Alcohol abuse is a serious problem, and it requires everyone doing their part to help prevent it
The reasons why people abuse alcohol are numerous and complex. That’s why there is growing international consensus that tackling this important health and social issue requires everyone to get involved. At SABMiller we engage with our consumers as well as organisations including charities, academics, think tanks, business organisations, national governments and international governmental organisations in order to listen, contribute to the dialogue, and share our experiences working in very diverse markets around the world.
By listening to the concerns and ideas of other stakeholders, we are best able to adapt our business thinking and approaches to promote moderate and responsible drinking.
Some of the organisations that we engage with include:
The World Health Organization (WHO)
The WHO is the leading authority for addressing health issues and promoting good health among the populations of its 193 member states. Two of its key areas of work are around reducing the harmful use of alcohol and addressing its impact in non-communicable diseases such as cardiovascular disease, diabetes and cancer.
In 2010 the World Health Assembly adopted a global strategy to reduce the harmful use of alcohol.

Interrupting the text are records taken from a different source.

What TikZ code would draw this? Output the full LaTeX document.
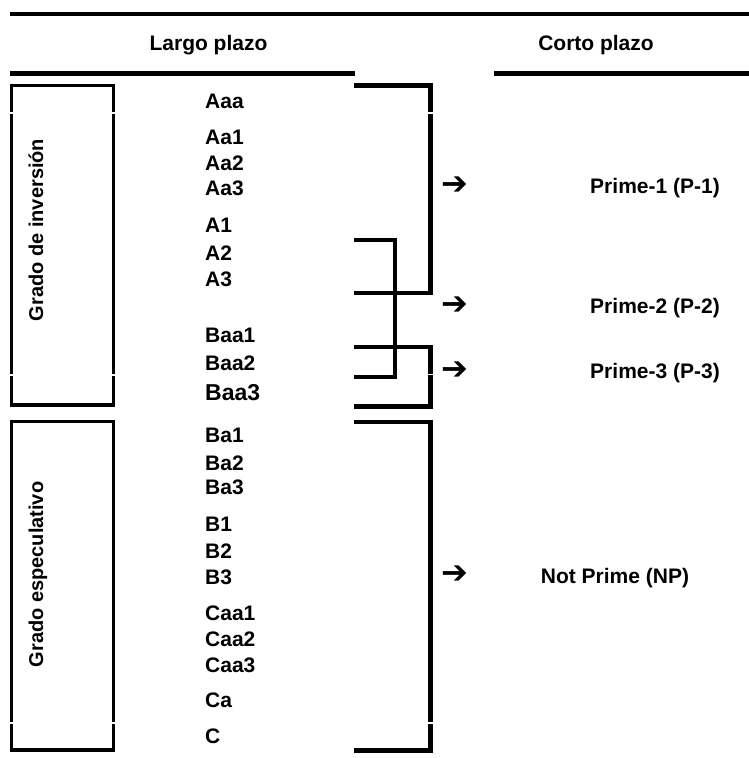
\documentclass[tikz,border=0pt]{standalone}
\usepackage{fontspec}
\setmainfont{Liberation Sans}
\newfontfamily\symfont{DejaVu Sans}
\begin{document}
\begin{tikzpicture}[x=1pt,y=-1pt,
  lbl/.style={font=\fontsize{21}{24}\selectfont\bfseries, inner sep=0pt, anchor=base west},
  head/.style={font=\fontsize{21}{24}\selectfont\bfseries, inner sep=0pt, anchor=base},
  side/.style={font=\fontsize{20}{24}\selectfont\bfseries, inner sep=0pt, anchor=base, rotate=90},
  rulebar/.style={line width=4.5pt},
  boxline/.style={line width=3.2pt},
  brk/.style={line width=4.3pt},
  gap/.style={white, line width=1.1pt},
  arr/.style={font=\symfont\fontsize{32}{34}\selectfont, inner sep=0pt, anchor=center},
]
\useasboundingbox[fill=white] (0,0) rectangle (749,758);

% header rules
\draw[rulebar] (10,14) -- (749,14);
\draw[rulebar] (10,73.5) -- (355,73.5);
\draw[rulebar] (494,73.5) -- (749,73.5);

% headings
\node[head] (largo) at (208.5,50) {Largo plazo};
\node[head] (corto) at (596,50) {Corto plazo};

% left boxes
\draw[boxline] (11.5,85.5) rectangle (113.5,405);
\draw[boxline] (11.5,421.5) rectangle (113.5,750);
\node[side] (inv) at (43,230) {Grado de inversión};
\node[side] (esp) at (43,574.5) {Grado especulativo};

% ratings
\node[lbl] (Aaa) at (205,108.5) {Aaa};
\node[lbl] (Aa1) at (205,144) {Aa1};
\node[lbl] (Aa2) at (205,170.5) {Aa2};
\node[lbl] (Aa3) at (205,195.5) {Aa3};
\node[lbl] (A1) at (205,232.5) {A1};
\node[lbl] (A2) at (205,260.5) {A2};
\node[lbl] (A3) at (205,286.5) {A3};
\node[lbl] (Baa1) at (205,342.5) {Baa1};
\node[lbl] (Baa2) at (205,370.5) {Baa2};
\node[lbl, font=\fontsize{23}{26}\selectfont\bfseries] (Baa3) at (205,400) {Baa3};
\node[lbl] (Ba1) at (205,442.5) {Ba1};
\node[lbl] (Ba2) at (205,470.5) {Ba2};
\node[lbl] (Ba3) at (205,494.5) {Ba3};
\node[lbl] (B1) at (205,531.5) {B1};
\node[lbl] (B2) at (205,558.5) {B2};
\node[lbl] (B3) at (205,584.5) {B3};
\node[lbl] (Caa1) at (205,620.5) {Caa1};
\node[lbl] (Caa2) at (205,646.5) {Caa2};
\node[lbl] (Caa3) at (205,672.5) {Caa3};
\node[lbl] (Ca) at (205,707.5) {Ca};
\node[lbl] (C) at (205,743.5) {C};

% brackets
\draw[brk] (354,85.5) -| (430.5,293) -- (354,293);
\draw[brk] (354,240) -| (395,377) -- (354,377);
\draw[brk] (354,347) -| (430.5,406.5) -- (354,406.5);
\draw[brk] (354,422) -| (430.5,750.5) -- (354,750.5);

% small breaks in the vertical rules
\draw[gap] (5,113) -- (120,113);
\draw[gap] (424,113) -- (437,113);
\draw[gap] (5,375) -- (120,375);
\draw[gap] (424,374.5) -- (437,374.5);
\draw[gap] (5,723) -- (120,723);
\draw[gap] (424,723) -- (437,723);

% arrows and short-term ratings
\node[arr] (a1) at (455,186) {➔};
\node[arr] (a2) at (455,306) {➔};
\node[arr] (a3) at (455,371) {➔};
\node[arr] (a4) at (455,575) {➔};
\node[head] (p1) at (655,193) {Prime-1 (P-1)};
\node[head] (p2) at (655,313) {Prime-2 (P-2)};
\node[head] (p3) at (655,378) {Prime-3 (P-3)};
\node[head] (np) at (615,583) {Not Prime (NP)};
\end{tikzpicture}
\end{document}
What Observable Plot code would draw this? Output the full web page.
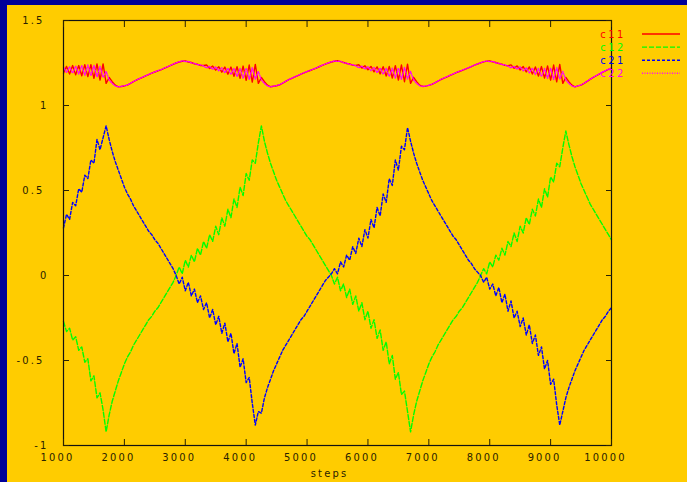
<!DOCTYPE html>
<html><head><meta charset="utf-8">
<script src="https://cdn.jsdelivr.net/npm/d3@7"></script>
<script src="https://cdn.jsdelivr.net/npm/@observablehq/plot@0.6"></script>
<style>
html,body{margin:0;padding:0;background:#000099;width:687px;height:482px;overflow:hidden}
#chart{position:absolute;left:7px;top:5px;width:680px;height:477px;background:#ffcc00;overflow:hidden}
</style></head><body><div id="chart"></div>
<script>
const steps = [1000,1050,1100,1150,1200,1250,1300,1350,1400,1450,1500,1550,1600,1650,1700,1750,1800,1850,1900,1950,
2000,2050,2100,2150,2200,2250,2300,2350,2400,2450,2500,2550,2600,2650,2700,2750,2800,2850,2900,2950,
3000,3050,3100,3150,3200,3250,3300,3350,3400,3450,3500,3550,3600,3650,3700,3750,3800,3850,3900,3950,
4000,4050,4100,4150,4200,4250,4300,4350,4400,4450,4500,4550,4600,4650,4700,4750,4800,4850,4900,4950,
5000,5050,5100,5150,5200,5250,5300,5350,5400,5450,5500,5550,5600,5650,5700,5750,5800,5850,5900,5950,
6000,6050,6100,6150,6200,6250,6300,6350,6400,6450,6500,6550,6600,6650,6700,6750,6800,6850,6900,6950,
7000,7050,7100,7150,7200,7250,7300,7350,7400,7450,7500,7550,7600,7650,7700,7750,7800,7850,7900,7950,
8000,8050,8100,8150,8200,8250,8300,8350,8400,8450,8500,8550,8600,8650,8700,8750,8800,8850,8900,8950,
9000,9050,9100,9150,9200,9250,9300,9350,9400,9450,9500,9550,9600,9650,9700,9750,9800,9850,9900,9950,10000];

const c11 = [
1.19,1.23,1.185,1.235,1.18,1.235,1.175,1.24,1.17,1.24,1.16,1.245,1.15,1.245,1.13,1.165,1.14,1.12,1.11,
1.112,1.115,1.12,1.13,1.14,1.15,1.158,1.166,1.174,1.182,1.19,1.197,1.204,1.21,1.218,1.226,1.234,1.242,1.25,1.256,
1.26,1.262,1.256,1.253,1.245,1.243,1.235,1.235,1.238,1.218,1.232,1.208,1.228,1.196,1.226,1.184,1.226,1.172,1.228,1.16,
1.232,1.148,1.238,1.138,1.242,1.13,1.165,1.14,1.12,1.11,
1.113,1.116,1.122,1.131,1.142,1.152,1.16,1.168,1.176,1.184,1.192,1.199,1.206,1.213,1.22,1.228,1.236,1.243,1.25,1.256,
1.26,1.263,1.258,1.254,1.247,1.244,1.237,1.236,1.24,1.22,1.234,1.21,1.23,1.198,1.228,1.186,1.228,1.174,1.23,1.162,
1.234,1.15,1.238,1.14,1.243,1.13,1.166,1.14,1.12,1.112,
1.114,1.118,1.124,1.133,1.143,1.153,1.161,1.169,1.177,1.185,1.193,1.2,1.207,1.214,1.221,1.229,1.237,1.244,1.251,1.257,
1.261,1.262,1.257,1.253,1.246,1.243,1.236,1.234,1.239,1.219,1.233,1.209,1.229,1.197,1.227,1.185,1.227,1.173,1.229,1.161,
1.233,1.149,1.238,1.139,1.242,1.13,1.165,1.14,1.12,1.11,
1.115,1.12,1.13,1.142,1.154,1.165,1.175,1.185,1.195,1.204,1.212,1.22];

const c12 = [
-0.27,-0.33,-0.31,-0.38,-0.36,-0.44,-0.42,-0.51,-0.49,-0.62,-0.59,-0.72,-0.69,-0.79,-0.92,
-0.82,-0.74,-0.68,-0.62,-0.57,-0.52,-0.48,-0.45,-0.41,-0.38,-0.35,-0.32,-0.29,-0.26,-0.24,-0.21,-0.19,-0.16,-0.13,-0.10,-0.07,-0.04,0.00,
0.05,0.01,0.09,0.05,0.12,0.08,0.16,0.12,0.20,0.16,0.24,0.20,0.29,0.24,0.34,0.29,0.39,0.34,0.45,0.40,0.52,0.47,0.60,0.56,0.68,0.66,0.78,0.88,
0.79,0.72,0.66,0.61,0.56,0.52,0.48,0.44,0.41,0.38,0.35,0.32,0.29,0.26,0.23,0.21,0.18,0.15,0.12,0.09,0.06,0.03,0.00,
-0.05,-0.01,-0.09,-0.05,-0.13,-0.08,-0.17,-0.12,-0.21,-0.16,-0.26,-0.21,-0.31,-0.26,-0.37,-0.32,-0.44,-0.39,-0.52,-0.47,-0.61,-0.57,-0.70,-0.68,-0.80,-0.92,
-0.82,-0.74,-0.68,-0.62,-0.57,-0.52,-0.48,-0.45,-0.41,-0.38,-0.35,-0.32,-0.29,-0.26,-0.24,-0.21,-0.19,-0.16,-0.13,-0.10,-0.07,-0.04,0.00,
0.04,0.01,0.08,0.05,0.12,0.09,0.16,0.12,0.20,0.17,0.25,0.20,0.29,0.25,0.34,0.30,0.39,0.35,0.45,0.40,0.51,0.46,0.58,0.55,0.66,0.64,0.75,0.85,
0.77,0.70,0.64,0.59,0.54,0.50,0.46,0.42,0.39,0.36,0.33,0.30,0.27,0.24,0.21];

const c21 = [
0.28,0.36,0.33,0.43,0.41,0.51,0.49,0.59,0.57,0.68,0.66,0.80,0.74,0.81,0.88,
0.80,0.73,0.67,0.62,0.57,0.52,0.48,0.45,0.41,0.38,0.35,0.32,0.29,0.26,0.24,0.21,0.19,0.16,0.13,0.10,0.07,0.04,0.00,
-0.05,-0.01,-0.09,-0.04,-0.12,-0.08,-0.16,-0.12,-0.20,-0.16,-0.25,-0.20,-0.29,-0.24,-0.34,-0.28,-0.39,-0.34,-0.46,-0.40,-0.54,-0.49,-0.63,-0.60,-0.75,-0.88,
-0.80,-0.81,-0.72,-0.66,-0.61,-0.56,-0.52,-0.48,-0.44,-0.41,-0.38,-0.35,-0.32,-0.29,-0.26,-0.24,-0.21,-0.18,-0.15,-0.12,-0.09,-0.06,-0.03,-0.01,0.01,
0.04,0.01,0.08,0.05,0.12,0.09,0.17,0.13,0.22,0.17,0.27,0.22,0.33,0.28,0.40,0.35,0.48,0.43,0.57,0.53,0.68,0.62,0.76,0.74,0.87,
0.79,0.72,0.66,0.61,0.56,0.52,0.48,0.44,0.41,0.38,0.35,0.32,0.29,0.26,0.23,0.21,0.18,0.15,0.12,0.09,0.07,0.04,0.02,0.00,
-0.04,-0.01,-0.08,-0.05,-0.12,-0.07,-0.16,-0.11,-0.21,-0.15,-0.25,-0.21,-0.30,-0.25,-0.35,-0.29,-0.40,-0.35,-0.47,-0.42,-0.55,-0.50,-0.64,-0.61,-0.76,-0.88,
-0.80,-0.72,-0.66,-0.61,-0.56,-0.52,-0.48,-0.44,-0.41,-0.38,-0.35,-0.32,-0.29,-0.26,-0.24,-0.21,-0.19];

const c22 = [
1.225,1.195,1.228,1.19,1.232,1.185,1.235,1.178,1.238,1.175,1.236,1.168,1.23,1.165,1.20,1.15,1.13,1.115,1.11,
1.113,1.116,1.121,1.131,1.141,1.151,1.159,1.167,1.175,1.183,1.191,1.198,1.205,1.211,1.219,1.227,1.235,1.243,1.251,1.257,
1.263,1.258,1.26,1.25,1.249,1.24,1.239,1.232,
1.221,1.230,1.213,1.227,1.204,1.222,1.192,1.22,1.182,1.218,1.17,1.218,1.16,1.22,1.153,1.223,1.155,
1.20,1.15,1.13,1.115,1.11,
1.114,1.117,1.123,1.132,1.143,1.153,1.161,1.169,1.177,1.185,1.193,1.2,1.207,1.214,1.221,1.229,1.237,1.244,1.251,1.257,
1.262,1.259,1.261,1.251,1.25,1.241,1.24,1.233,
1.222,1.231,1.214,1.228,1.205,1.223,1.193,1.221,1.183,1.219,1.171,1.219,1.161,1.221,1.154,1.224,1.156,
1.2,1.15,1.13,1.116,1.112,
1.115,1.119,1.125,1.134,1.144,1.154,1.162,1.17,1.178,1.186,1.194,1.201,1.208,1.215,1.222,1.23,1.238,1.245,1.252,1.258,
1.262,1.258,1.26,1.25,1.249,1.24,1.239,1.232,
1.221,1.23,1.213,1.227,1.204,1.222,1.192,1.22,1.182,1.218,1.17,1.218,1.16,1.22,1.153,1.223,1.155,
1.2,1.15,1.13,1.115,1.11,
1.116,1.121,1.131,1.143,1.155,1.166,1.176,1.186,1.196,1.205,1.213,1.221];

const seriesNames = ["c11", "c12", "c21", "c22"];
const seriesColors = ["#ff0000", "#00ff00", "#0000ff", "#ff00ff"];
const seriesDashes = [null, "5,2", "3,2", "1,1.5"];
const xTicks = [1000,2000,3000,4000,5000,6000,7000,8000,9000,10000];
const yIntTicks = [-1, 0, 1];
const yHalfTicks = [-0.5, 0.5, 1.5];
const yTicks = [-1, -0.5, 0, 0.5, 1, 1.5];
const xLabel = "steps";

const FONT = "'Liberation Sans Narrow','DejaVu Sans Condensed','Liberation Sans',sans-serif";
const seriesValues = [c11, c12, c21, c22];
const rows = seriesValues.map(vals => steps.map((s, i) => ({step: s, value: vals[i]})));

const lineMarks = rows.map((r, k) => Plot.line(r, {
  x: "step", y: "value", stroke: seriesColors[k], strokeWidth: 1.4,
  strokeDasharray: seriesDashes[k] || undefined
}));

const chart = Plot.plot({
  width: 680, height: 477,
  marginLeft: 56, marginRight: 76, marginTop: 15, marginBottom: 37,
  style: {background: "transparent", fontFamily: FONT, fontSize: "11px", letterSpacing: "2.2px", color: "#2a2200", overflow: "visible"},
  x: {domain: [1000, 10000]},
  y: {domain: [-1, 1.5]},
  marks: [
    ...lineMarks,
    Plot.frame({stroke: "#111", strokeWidth: 1.2}),
    Plot.axisX(xTicks, {anchor: "bottom", tickSize: -6, tickFormat: () => "", label: null}),
    Plot.axisX(xTicks, {anchor: "top", tickSize: -6, tickFormat: () => "", label: null}),
    Plot.axisX(xTicks, {anchor: "bottom", tickSize: 0, tickPadding: 8, dx: -6, tickFormat: d => String(d), label: null}),
    Plot.axisY(yTicks, {anchor: "left", tickSize: -6, tickFormat: () => "", label: null}),
    Plot.axisY(yTicks, {anchor: "right", tickSize: -6, tickFormat: () => "", label: null}),
    Plot.axisY(yIntTicks, {anchor: "left", tickSize: 0, tickPadding: 15, tickFormat: d => String(d), label: null}),
    Plot.axisY(yHalfTicks, {anchor: "left", tickSize: 0, tickPadding: 19, tickFormat: d => String(d), label: null}),
    Plot.text([xLabel], {frameAnchor: "bottom", text: d => d, dy: 31, dx: -8, fontSize: 11})
  ]
});
document.getElementById("chart").appendChild(chart);

const svg = d3.select(chart);
const g = svg.append("g").attr("font-family", FONT).attr("font-size", 11).attr("letter-spacing", "2.6px");
seriesNames.forEach((name, i) => {
  const y = 29 + i * 13.1;
  g.append("text").attr("x", 619).attr("y", y).attr("dy", "0.35em")
    .attr("text-anchor", "end").attr("fill", seriesColors[i]).text(name);
  const ln = g.append("line").attr("x1", 635).attr("x2", 673).attr("y1", y).attr("y2", y)
    .attr("stroke", seriesColors[i]).attr("stroke-width", 1.4);
  if (seriesDashes[i]) ln.attr("stroke-dasharray", seriesDashes[i]);
});
</script>
</body></html>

This strategy focuses on 10 key areas of policy options and interventions at a national level, which are:
- leadership, awareness and commitment;
- health services’ response;
- community action;
- drink-driving policies and countermeasures;
- availability of alcohol;
- marketing of alcoholic beverages;
- pricing policies;
- reducing the negative consequences of drinking and alcohol intoxication;
- reducing the public health impact of illicit alcohol and informally produced alcohol; and
- monitoring and surveillance.
There are a further four priority areas for global action, which are:
- public health advocacy and partnership;
- technical support and capacity building;
- production and dissemination of knowledge; and
- resource mobilisation.
Visit the WHO website
The World Bank
The World Bank offers finance, support and advice to more than 100 developing countries around the world, 30 of which are markets where we have operations. Its activities can therefore affect our commercial operations in these markets. In addition, the World Bank’s focus on health, particularly in these developing countries, provides a natural avenue for SABMiller to share its initiatives and insights on HIV/AIDs, alcohol abuse, and informal and illicit alcohol.
Visit the World Bank website
The World Trade Organization (WTO)
The WTO is a multi-state membership body that aims to reduce barriers to international trade, contributing to economic growth and development. It facilitates international trade agreements that cover goods, services and intellectual property. The adoption of the WTO Agreement on Trade Facilitation in 2013, which aims to remove unnecessary border delays for goods and raw materials, has set the stage for SABMiller to explore ways to make our supply chain operate more efficiently.
Visit the WTO website
The World Customs Organization (WCO)
The WCO is a multi-state membership body that promotes the security and facilitation of international trade, the fair, efficient, and effective collection of customs revenue as well as the free exchange of information between all stakeholders. It also has a remit to protect society and public health and safety, for example by tackling illicit trade.